=== Problem details ===
Locate the lines where "matplotlib" occurs and copy them as they stand.

[Begin Information provided]

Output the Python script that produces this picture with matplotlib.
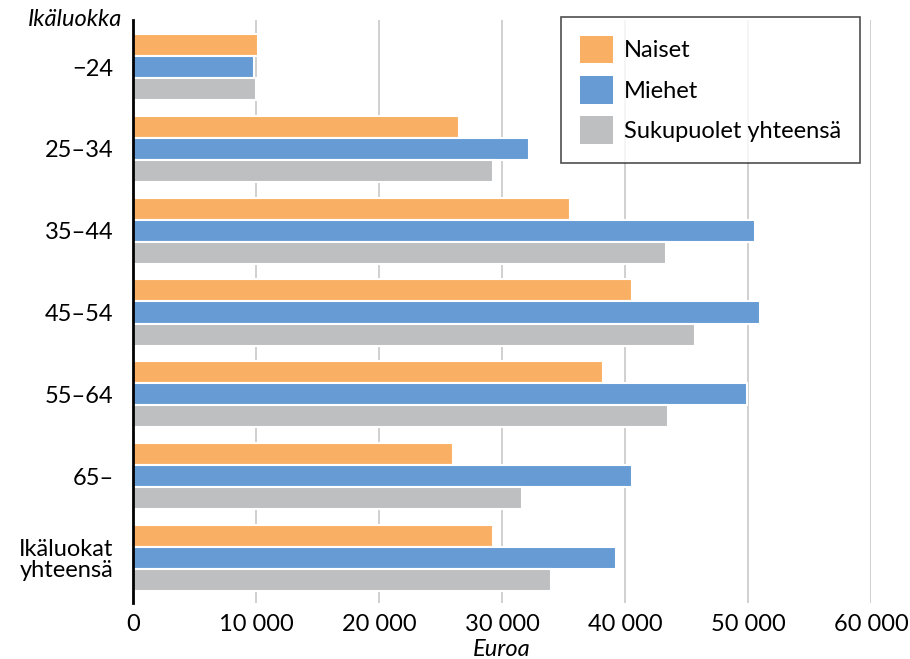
import matplotlib
matplotlib.use("Agg")
import matplotlib.pyplot as plt
import numpy as np
from matplotlib.patches import Patch

categories = ["\u221224", "25\u201334", "35\u201344", "45\u201354", "55\u201364", "65\u2013", "Ikäluokat\nyhteensä"]
naiset = [10200, 26500, 35500, 40600, 38200, 26000, 29300]
miehet = [9800, 32200, 50600, 51000, 49900, 40600, 39300]
yhteensa = [10000, 29300, 43300, 45700, 43500, 31600, 34000]
series_names = ["Naiset", "Miehet", "Sukupuolet yhteensä"]
colors = ["#FAB064", "#669BD4", "#BEBFC1"]
xticks = [0, 10000, 20000, 30000, 40000, 50000, 60000]
xticklabels = ["0", "10 000", "20 000", "30 000", "40 000", "50 000", "60 000"]

plt.rcParams['font.family'] = ['Lato', 'DejaVu Sans']
FS = 17

fig = plt.figure(figsize=(9.1, 6.59), dpi=100)
ax = fig.add_axes([133/910, 1-603/659, (871-133)/910, (603-20)/659])

y = np.arange(len(categories))
h = 0.27
for i, (vals, c, name) in enumerate(zip([naiset, miehet, yhteensa], colors, series_names)):
    ax.barh(y + (i - 1) * h, vals, height=h, color=c, edgecolor="white", linewidth=1.5, label=name, zorder=3)

ax.set_xlim(0, 60000)
ax.set_ylim(6.55, -0.575)
ax.set_xticks(xticks)
ax.set_xticklabels(xticklabels, fontsize=FS)
ax.set_yticks(y)
ax.set_yticklabels(categories, fontsize=FS, linespacing=1.0)
ax.tick_params(axis="x", length=0, pad=8)
ax.tick_params(axis="y", length=0, pad=14)
ax.grid(axis="x", color="#C8C8C8", linewidth=1.2, zorder=0)
for s in ["top", "right", "bottom"]:
    ax.spines[s].set_visible(False)
ax.spines["left"].set_linewidth(2)
ax.spines["left"].set_color("black")
ax.spines["left"].set_zorder(5)

fig.text(75/910, 1-20/659, "Ikäluokka", style="italic", fontsize=FS, ha="center", va="center")
fig.text(502/910, 1-649/659, "Euroa", style="italic", fontsize=FS, ha="center", va="center")

handles = [Patch(facecolor=c, edgecolor="none") for c in colors]
leg = ax.legend(handles, series_names, loc="upper right", bbox_to_anchor=((860-133)/(871-133), 1.005),
                fontsize=FS, frameon=True, fancybox=False, edgecolor="#222222",
                handlelength=1.4, handleheight=1.4, handletextpad=0.45, labelspacing=0.55,
                borderpad=0.8, borderaxespad=0)
leg.get_frame().set_linewidth(1.2)
leg.set_zorder(10)

fig.savefig("out.png", dpi=100, facecolor="white")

[End Information provided]

=== Solution ===
Output the Python script that produces this picture with matplotlib.
import matplotlib
matplotlib.use("Agg")
import matplotlib.pyplot as plt
from matplotlib.patches import Patch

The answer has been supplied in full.